Monthly Spiritual Message, December 2014
By Fr Norbert Pittorino OFM & Fr John Cooper OFM Cap
There are some interesting events which refer back to the meeting of Francis with the Sultan. Here are some that show how much the meeting is remembered by both Christians and Muslims today.
The Chronicle of Enoul is a 12th century description written by one of the Crusaders, who described the event in 1219.
“Having said this, the Sultan’s court took their leave and departed, without wanting to hear another word. There remained only the Sultan and the two clerics (two friars: Francis and Illuminato) . Then the Sultan said to them: ‘My lords, they have told me that in the name of God and of the law that I should have your heads chopped off, because it is so prescribed. But I am going to act against the law, because I am never going to condemn you to death. For that would be an evil reward for me to bestow on you, who conscientiously risked death in order to save my soul for God.’ After sayingthis, the Sultan said that he wished they would remain with him, and that he would give them vast lands and many possessions. But they replied that they did not want to stay – because from that moment they saw he did not want to listen to them or understand their message – and that they would like to return to the Christian camp, if he would permit them.
The Sultan replied that he would gladly have them escorted safe and sound to the Christian camp. Furthermore, he brought great quantities of gold, silver, silk garments and other precious goods and invited them to take whatever they wanted. They said that they would not have taken anything once they saw they could not obtain his soul for the Lord God, for they considered this the most precious thing they could give to God, rather than the possession of a vast treasure. They said it would be sufficient if he would give them something to remember him and to eat with them, and then they would be on their way, since they could not accomplish anything else there. The Sultan gave them plenty of food to eat, whereupon they took their leave of him and he had them safely escorted back to the Christian camp.”
Francis’ quest to convert the Muslim “Saracens” in the Holy Land, or be martyred trying, is represented by a silver-and-ivory horn given to him in 1219 by the sultan of Egypt, Malek al- Kâmil. In what turned out to be a futile gesture, the horn was ceremoniously shown to Tariq Aziz, Iraq’s deputy prime minister and a Chaldean Christian, as an icon of peace by the Franciscan leadership in February, 2003 when Tariq Aziz made a high profile visit to Assisi during the countdown to the Iraq war. The visit turned out to be controversial. He was invited by the Assisi friars to pray at the tomb of Saint Francis in order to show that ‘every possible avenue towards peace should remain open’, a spokesman for the Franciscans said.

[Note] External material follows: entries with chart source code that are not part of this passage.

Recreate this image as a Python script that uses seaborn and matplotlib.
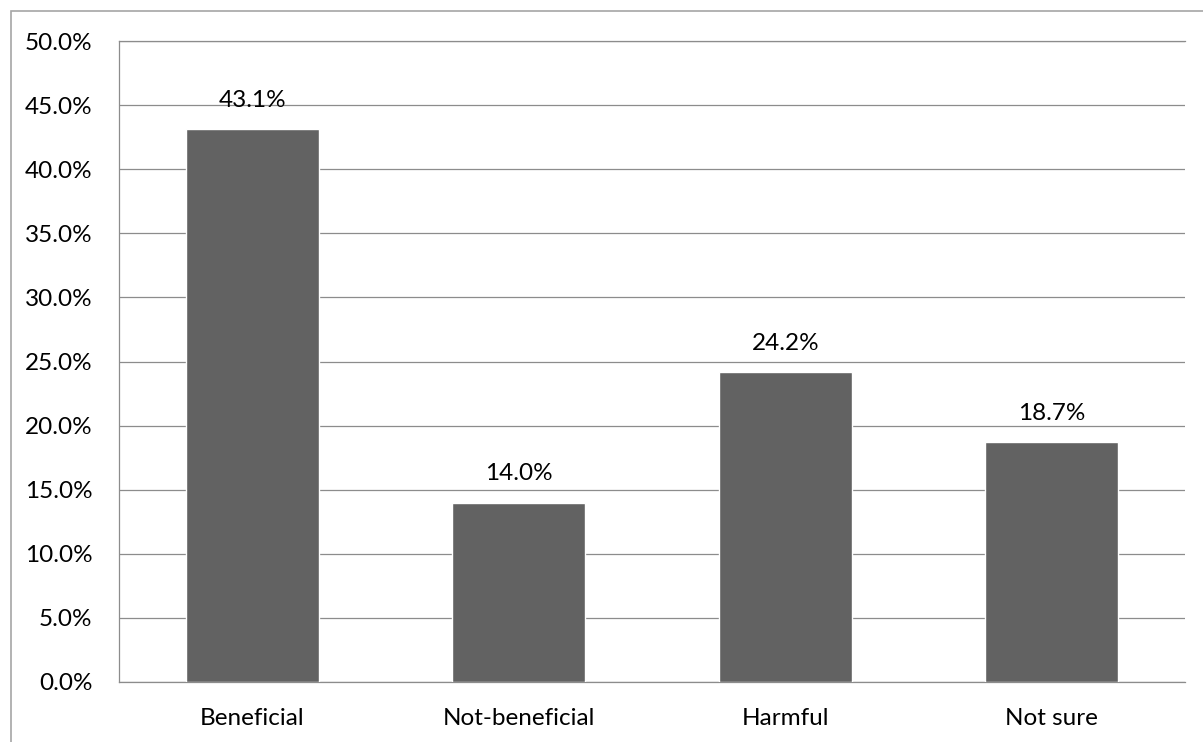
import matplotlib
matplotlib.use("Agg")
import matplotlib.pyplot as plt
import matplotlib.patches as mpatches
from matplotlib.ticker import FuncFormatter, MultipleLocator
import seaborn as sns
import pandas as pd

categories = ["Beneficial", "Not-beneficial", "Harmful", "Not sure"]
shares = [43.1, 14.0, 24.2, 18.7]
label_texts = ["43.1%", "14.0%", "24.2%", "18.7%"]

sns.set_theme(style="white")
plt.rcParams["font.family"] = ["Lato", "DejaVu Sans"]

df = pd.DataFrame({"category": categories, "share": shares})

fig = plt.figure(figsize=(12.03, 7.42), dpi=100)
ax = fig.add_axes([119 / 1203, 1 - 682 / 742, (1185 - 119) / 1203, (682 - 41) / 742])

sns.barplot(data=df, x="category", y="share", color="#626262", width=0.5,
            saturation=1, ax=ax, zorder=3)

grid_col = "#8c8c8c"
ax.set_ylim(0, 50)
ax.set_xlim(-0.5, len(categories) - 0.5)
ax.yaxis.set_major_locator(MultipleLocator(5))
ax.yaxis.set_major_formatter(FuncFormatter(lambda v, p: f"{v:.1f}%"))
ax.grid(axis="y", color=grid_col, linewidth=0.9, zorder=0)
ax.set_axisbelow(True)

for side in ["top", "left", "bottom"]:
    ax.spines[side].set_visible(True)
    ax.spines[side].set_color(grid_col)
    ax.spines[side].set_linewidth(0.9)
ax.spines["right"].set_visible(False)

ax.set_xlabel("")
ax.set_ylabel("")
ax.tick_params(axis="both", length=0, labelsize=17.5, colors="black")
ax.tick_params(axis="y", pad=19)
ax.tick_params(axis="x", pad=19)

for i, (v, t) in enumerate(zip(shares, label_texts)):
    ax.annotate(t, xy=(i, v), xytext=(0, 13), textcoords="offset points",
                ha="center", va="bottom", fontsize=17.5, color="black")

# outer chart frame
fig.patches.append(mpatches.Rectangle((11 / 1203, -0.1), 1.2, 1 - 11 / 742 + 0.1,
                                      transform=fig.transFigure, fill=False,
                                      edgecolor="#a6a6a6", linewidth=1.2))

fig.savefig("out.png", dpi=100)
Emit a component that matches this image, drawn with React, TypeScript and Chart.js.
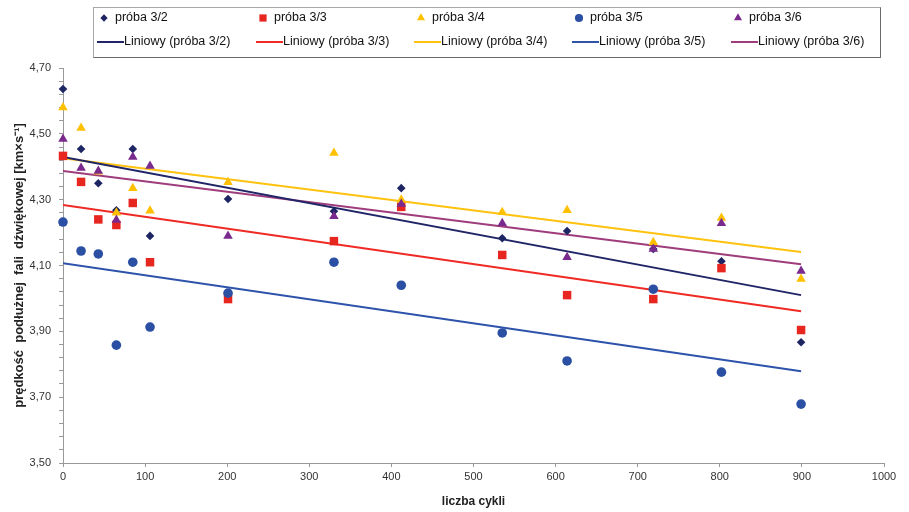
import React, { useEffect, useRef } from 'react';
import { Chart, registerables } from 'chart.js';
import { drawPoint } from 'chart.js/helpers';

Chart.register(...registerables);

// ---- data ----
const cycles = [0, 22, 43, 65, 85, 106, 201, 330, 412, 535, 614, 719, 802, 899];
const proba32 = [4.636, 4.454, 4.35, 4.268, 4.454, 4.19, 4.302, 4.265, 4.335, 4.183, 4.205, 4.15, 4.113, 3.867];
const proba33 = [4.433, 4.354, 4.24, 4.223, 4.29, 4.11, 3.998, 4.174, 4.278, 4.132, 4.01, 3.998, 4.092, 3.904];
const proba34 = [4.58, 4.518, 4.385, 4.26, 4.335, 4.266, 4.353, 4.442, 4.3, 4.262, 4.268, 4.171, 4.244, 4.059];
const proba35 = [4.232, 4.144, 4.135, 3.858, 4.11, 3.913, 4.016, 4.11, 4.04, 3.895, 3.81, 4.028, 3.776, 3.679];
const proba36 = [4.484, 4.396, 4.387, 4.238, 4.43, 4.402, 4.19, 4.25, 4.287, 4.228, 4.125, 4.15, 4.228, 4.083];

// linear trend lines (end points)
const trendX = [0, 899];
const trend32 = [4.43, 4.01];
const trend33 = [4.284, 3.961];
const trend34 = [4.426, 4.141];
const trend35 = [4.107, 3.779];
const trend36 = [4.387, 4.104];

const seriesLabels = ['próba 3/2', 'próba 3/3', 'próba 3/4', 'próba 3/5', 'próba 3/6'];
const trendLabels = ['Liniowy (próba 3/2)', 'Liniowy (próba 3/3)', 'Liniowy (próba 3/4)', 'Liniowy (próba 3/5)', 'Liniowy (próba 3/6)'];
const markerColors = ['#1e2563', '#e6261f', '#ffc000', '#2a4fa3', '#7a2a8c'];
const lineColors = ['#1f2566', '#ef2a24', '#ffc20e', '#2e53aa', '#9e3c7c'];
const markerStyles = ['rectRot', 'rect', 'triangle', 'circle', 'triangle'];
const markerRadius = [4.3, 6, 5.5, 4.8, 5.5];

const FONT = '"Liberation Sans", Arial, sans-serif';

const toPoints = (xs: number[], ys: number[]) => xs.map((x, i) => ({ x, y: ys[i] }));

const legendPlugin = {
  id: 'gridLegend',
  afterDraw(chart: any) {
    const ctx = chart.ctx as CanvasRenderingContext2D;
    ctx.save();
    // box
    ctx.fillStyle = '#ffffff';
    ctx.fillRect(93.5, 7.5, 787, 50);
    ctx.strokeStyle = '#a8a8a8';
    ctx.lineWidth = 1;
    ctx.strokeRect(93.5, 7.5, 787, 50);
    ctx.strokeStyle = '#6a6a6a';
    ctx.beginPath();
    ctx.moveTo(880.5, 7.5);
    ctx.lineTo(880.5, 57.5);
    ctx.lineTo(93.5, 57.5);
    ctx.stroke();

    const cols = [97, 256, 414, 572, 731];
    const row1 = 18;
    const row2 = 42;
    ctx.font = '12.5px ' + FONT;
    ctx.textBaseline = 'middle';
    ctx.textAlign = 'left';
    const ds = chart.data.datasets;
    for (let i = 0; i < 5; i++) {
      const m = ds[i];
      ctx.fillStyle = m.backgroundColor;
      ctx.strokeStyle = m.borderColor;
      drawPoint(ctx, { pointStyle: m.pointStyle, radius: m.pointRadius * 0.85, rotation: 0, borderWidth: 0 } as any, cols[i] + 7, row1);
      ctx.fillStyle = '#111';
      ctx.fillText(m.label, cols[i] + 18, row1);
      const t = ds[i + 5];
      ctx.strokeStyle = t.borderColor;
      ctx.lineWidth = 2;
      ctx.beginPath();
      ctx.moveTo(cols[i], row2);
      ctx.lineTo(cols[i] + 27, row2);
      ctx.stroke();
      ctx.fillStyle = '#111';
      ctx.fillText(t.label, cols[i] + 27, row2);
    }
    ctx.restore();
  },
};

export default function App() {
  const ref = useRef<HTMLCanvasElement | null>(null);

  useEffect(() => {
    if (!ref.current) return;
    Chart.defaults.font.family = FONT;
    const series = [proba32, proba33, proba34, proba35, proba36];
    const trends = [trend32, trend33, trend34, trend35, trend36];

    const markerSets = series.map((ys, i) => ({
      type: 'scatter' as const,
      label: seriesLabels[i],
      data: toPoints(cycles, ys),
      pointStyle: markerStyles[i],
      pointRadius: markerRadius[i],
      pointBackgroundColor: markerColors[i],
      pointBorderColor: markerColors[i],
      backgroundColor: markerColors[i],
      borderColor: markerColors[i],
      pointBorderWidth: 0,
      showLine: false,
      clip: false as any,
      order: 5 - i,
    }));
    const trendSets = trends.map((ys, i) => ({
      type: 'scatter' as const,
      label: trendLabels[i],
      data: toPoints(trendX, ys),
      showLine: true,
      borderColor: lineColors[i],
      backgroundColor: lineColors[i],
      borderWidth: 2,
      pointRadius: 0,
      order: 10,
    }));

    const chart = new Chart(ref.current, {
      type: 'scatter',
      data: { datasets: [...markerSets, ...trendSets] as any },
      options: {
        responsive: false,
        animation: false,
        devicePixelRatio: 1,
        layout: { padding: { top: 68, right: 25, left: 0, bottom: 0 } },
        plugins: { legend: { display: false }, tooltip: { enabled: false } },
        scales: {
          x: {
            type: 'linear',
            min: 0,
            max: 1000,
            ticks: {
              stepSize: 100,
              autoSkip: false,
              maxRotation: 0,
              padding: 3,
              color: '#333',
              font: { size: 11, family: FONT },
              callback: (v: any) => String(v),
            },
            grid: { drawOnChartArea: false, drawTicks: true, tickLength: 4, color: '#999' },
            border: { color: '#999', width: 1 },
            title: {
              display: true,
              text: 'liczba cykli',
              color: '#222',
              font: { size: 12, weight: 'bold', family: FONT },
              padding: { top: 0, bottom: 3 },
            },
            afterFit: (s: any) => {
              s.height = 49;
            },
          },
          y: {
            type: 'linear',
            min: 3.5,
            max: 4.7,
            ticks: {
              stepSize: 0.04,
              autoSkip: false,
              padding: 8,
              color: '#333',
              font: { size: 11, family: FONT },
              callback: (v: any) => {
                const c = Math.round(Number(v) * 100);
                return c % 20 === 10 ? (c / 100).toFixed(2).replace('.', ',') : '';
              },
            },
            grid: { drawOnChartArea: false, drawTicks: true, tickLength: 4, color: '#999' },
            border: { color: '#999', width: 1 },
            title: {
              display: true,
              text: 'prędkość  podłużnej  fali  dźwiękowej [km×s⁻¹]',
              color: '#222',
              font: { size: 13, weight: 'bold', family: FONT },
              padding: { top: 12, bottom: 0 },
            },
            afterFit: (s: any) => {
              s.width = 63;
            },
          },
        },
      } as any,
      plugins: [legendPlugin],
    });
    return () => chart.destroy();
  }, []);

  return (
    <div style={{ position: 'fixed', left: 0, top: 0, width: 909, height: 512, background: '#fff' }}>
      <canvas ref={ref} width={909} height={512} style={{ display: 'block' }} />
    </div>
  );
}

But a number of Italian politicians and Iraqi exiles complained that the friars were being used by a man who since 1979 has been at the heart of one of the world’s most appalling regimes. They pointed out that Aziz, who was baptized Michael Yohanna near Mosul in northern Iraq, but later changed his name to make himself acceptable to the Muslim majority, was a Christian in name only. As a loyal member of Saddam Hussein’s Baath party, he was a pan-Arab socialist and atheist, Iraqi opposition leaders said.
In the basilica of St Mary of the Angels, Aziz listened as an American Franciscan read in English the famous “Peace Prayer” attributed to St Francis: “Lord, make me an instrument of your peace…” He was later handed a ‘lamp of peace’ by Bishop Sergio Goretti of Assisi, who prayed that the money spent on weapons could instead be used to reduce poverty in the world. The lamp was the same one lit by the world’s religious leaders gathered to pray for peace in Assisi in January 2002. Then Aziz and the Franciscan custodian of the basilica, Fr Vincenzo Coli, together touched the ivory horn given to St Francis by the Malek al- Kâmil.
Because of Francis’ meeting with the Sultan, he is often declared a model of interreligious dialogue. He is a model of one who stands for non-violence, non-belligerence and honesty. But Francis is also a genuine contemplative willing to dialogue with anyone. He also treated everyone as if he was his own brother.